Autobahn by Neil Labute
By Act-O-Matic 3000
Cromwell Rd Theatre, Wed to Sat, Feb 21 to March 3, 2007
Reviewer: Kate Herbert
Neil Labute’s short play cycle is a disturbing and revealing vision of ordinary people in ordinary relationships.
Each of the seven mini-plays is set in the front seat of a car with two characters. Some are virtually a monologue, with a silent character acting as a sounding board for the other’s obsessive chatter.
The direction, by David Ryding, is slick and focuses on the characters’ emotional drive. The cast is accomplished and Labute’s writing compelling.
In Autobahn, a woman (Brenda McKinty), the passenger, prattles anxiously to her silent husband while he drives. Their predicament unfolds slowly as she reveals that their teenage foster son has stolen their car and accused his father of abuse. Her husband’s frozen silence is powerful.
All Apologies is, like Autobahn, a monologue to a silent character. An enraged and humiliated man (Dan Walls) attempts to apologise to his coolly listening wife for his verbal abuse. Her silence makes him angrier and his rant becomes an excuse for his bad behaviour rather than an apology.
Shanrah Wakefield, in Funny, plays a young woman just out of drug rehabilitation. She talks in a stream of consciousness, gazing out the car window while her long-suffering, silent mother drives.
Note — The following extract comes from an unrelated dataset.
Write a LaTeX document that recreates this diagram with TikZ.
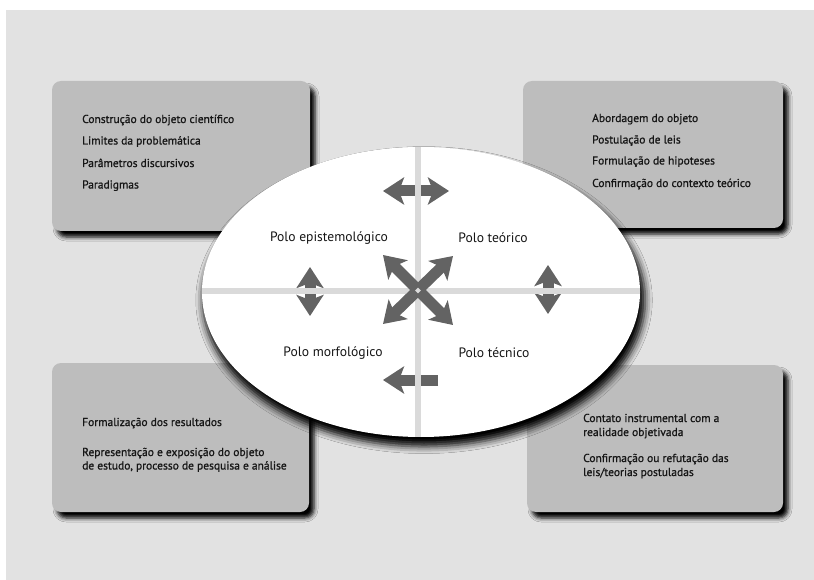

But her languid ramblings soon become manipulative and distressing.
Merge is the first dialogue. A man (David Gardette), having collected his wife (Catherine Kohlen) from the airport after a conference, painfully unravels the truth about her sordid experience with two men in her hotel room.
In the second half, an Hispanic homeboy (Juan Modinger) drives his buddy to collect his Nintendo from an ex-girlfriend. There is an edge of danger in both the incessant ravings of the driver and the silence of the passenger.
Bench Seat is an edgy and unpredictable situation in a car when a college boy (Brett Whittingham) tries not to upset his volatile, uneducated girlfriend (Olivia Hogan) while trying to break up with her.
Perhaps the most disturbing play is Road Trip. A teenager girl (Natasha Jacobs) curls up in the passenger seat next to a man we assume to be her dad (Ron Kofler) taking her on holiday. What is revealed is far more insidious.
The performances are all skilful and the plays rivetting. Labute captures the intensity and secrets in ordinary lives.